China’s interest in the future of the DPRK

from the Joong Ang:

Chinese specialists on Korean affairs have revealed greater concerns about the political stability in North Korea than at any other time since the height of the North Korean food crisis in 1996-97.

Chinese concerns do not necessarily mean that the political leadership in Pyongyang is near a collapse, but they reveal that China’s crisis is primarily about North Korea’s economic and political stability, not its nuclear weapons.

Chinese analysts are preoccupied with a fundamental dilemma in pursuing stability in North Korea: unless North Korea pursues reform and opens up, it cannot survive, but reform and openness could lead to political instability in North Korea, to the detriment of China’s own interests.

China’s primary objective is to prevent instability while simultaneously encouraging North Korea’s economic reform ― not to denuclearize North Korea as the United States desires or to promote South Korea’s unification aims. The exchange of summits in recent months between Hu Jintao and Kim Jong-il has strengthened China’s political influence in North Korea. Chinese investments in North Korea’s energy and other sectors and the widespread availability of Chinese products in North Korean markets have raised anxieties in Seoul that China is making North Korea into China’s “fourth northeastern province.”

China’s economic rise has given it new tools for promoting the stability of weak states on its periphery. Chinese government-led investments and cheap products are providing China with the decisive political influence to stabilize weak or failing state structures in neighboring countries such as Pakistan, Laos and Myanmar, as well as North Korea.

Chinese specialists recall their own experience with opening and reform, and fret that North Korea cannot claim a “peaceful environment” in which to pursue reform as long as there is nuclear confrontation with the United States. The Chinese want the United States to lessen tension and promote an environment conducive to North Korean economic reform.

North Korean leaders focus on the security threat from the United States, but the greatest enemy of the North Korean system is the penetration of external goods and information and the development of self-interest and individual choice as real options for the North Korean people. These bottom-up changes are eroding North Korea’s corporatist, leader-centered ideological controls and transforming the relationship between the individual and the state.

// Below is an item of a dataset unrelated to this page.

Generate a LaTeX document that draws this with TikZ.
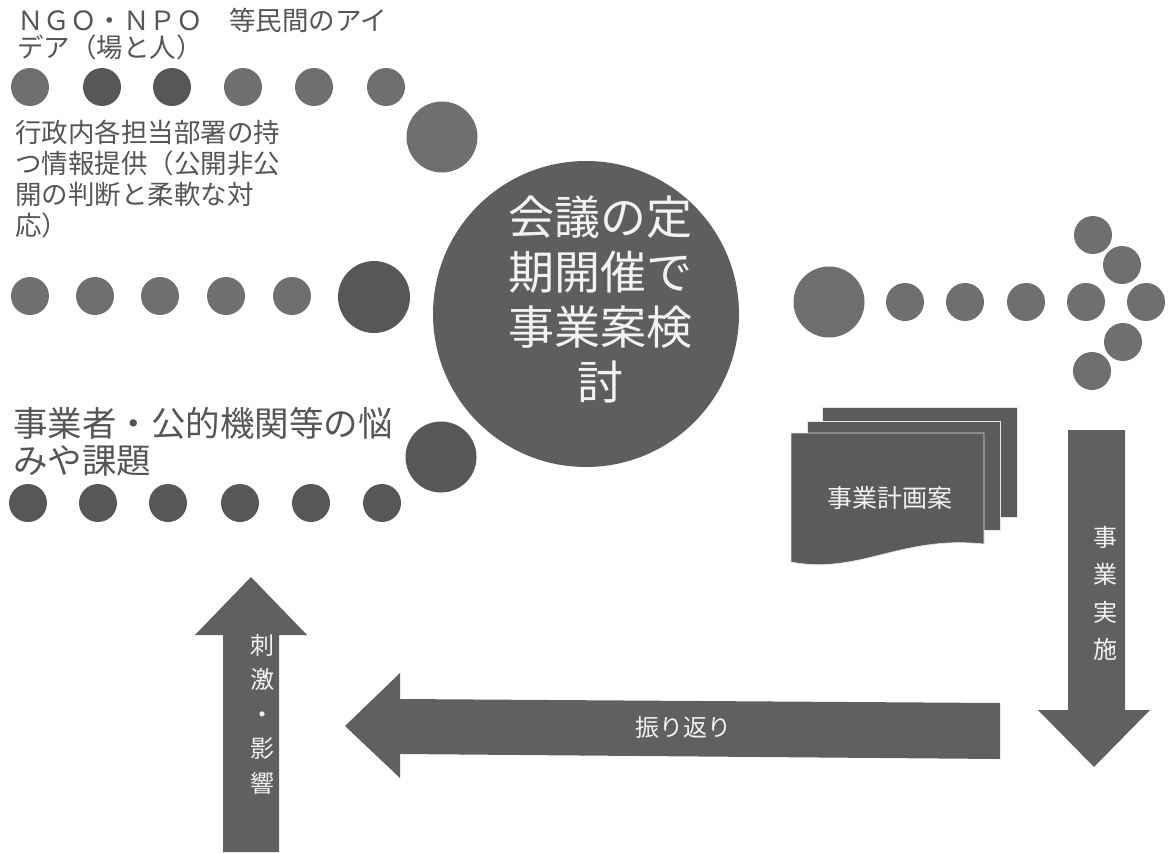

The rapid emergence of legal and illicit cross-border market interactions that have mushroomed outside state-level political controls in China or North Korea are the real threat to the North’s political stability. The seeds of North Korea’s demise, ironically, are likely to be “made in China,” not the United States.

Certainly, China prefers a Korean Peninsula that is friendly to China, or alternatively the maintenance of North Korea as a strategic buffer. Chinese analysts remain suspicious of American intentions. They believe a U.S.-North Korea confrontation is in America’s interest and that President Bush’s hopes for a peaceful, unified, free and democratic Korean Peninsula must be resisted.

Chinese analysts know that change in North Korea is inevitable, but they claim that there is no alternative to Kim Jong-il’s leadership, in which they have made a significant political investment. Despite North Korean efforts to restore political controls, disaffection with the top leadership that was almost unknown a decade ago is gradually spreading with the flood of external cultural influences that has invaded Pyongyang. This development is most worrisome to Chinese analysts concerned about North Korea’s stability.

It is no accident that Chinese military forces moved closer to the border with North Korea in recent years.

Military analysts admit that Chinese contingency plans are in place to intervene for “environmental control” to secure nuclear weapons and fissile materials in the event of regime instability, but the primary objective would be to protect China from the spillover effects of chaos in North Korea. Likewise, the United States surely has its own plans to secure North Korean “loose nukes” in the event of political instability, regardless of possible political or legal obstacles to such an intervention.

Given the low level of U.S.-Chinese military-to-military relations and high level of strategic distrust over the future of North Korea, there is no effective mechanism for official dialogue between the United States and China to mitigate the possibility of accidental conflict in the event that more than one state tries to secure “loose nukes” during political instability in North Korea.

The 2001 crisis involving an American intelligence aircraft brought down on Hainan Island revealed the risks that derive from poor channels of communication.

Regardless of whether or not North Korea’s regime is likely to fail or become unstable, there is a need to address such contingencies and clarify proper courses of action.

Advance discussions among the three countries might minimize the prospect of a conflict between special operations forces from the United States, China, and/or South Korea in any race to secure North Korea’s “loose nukes” during a period of regime crisis in the North.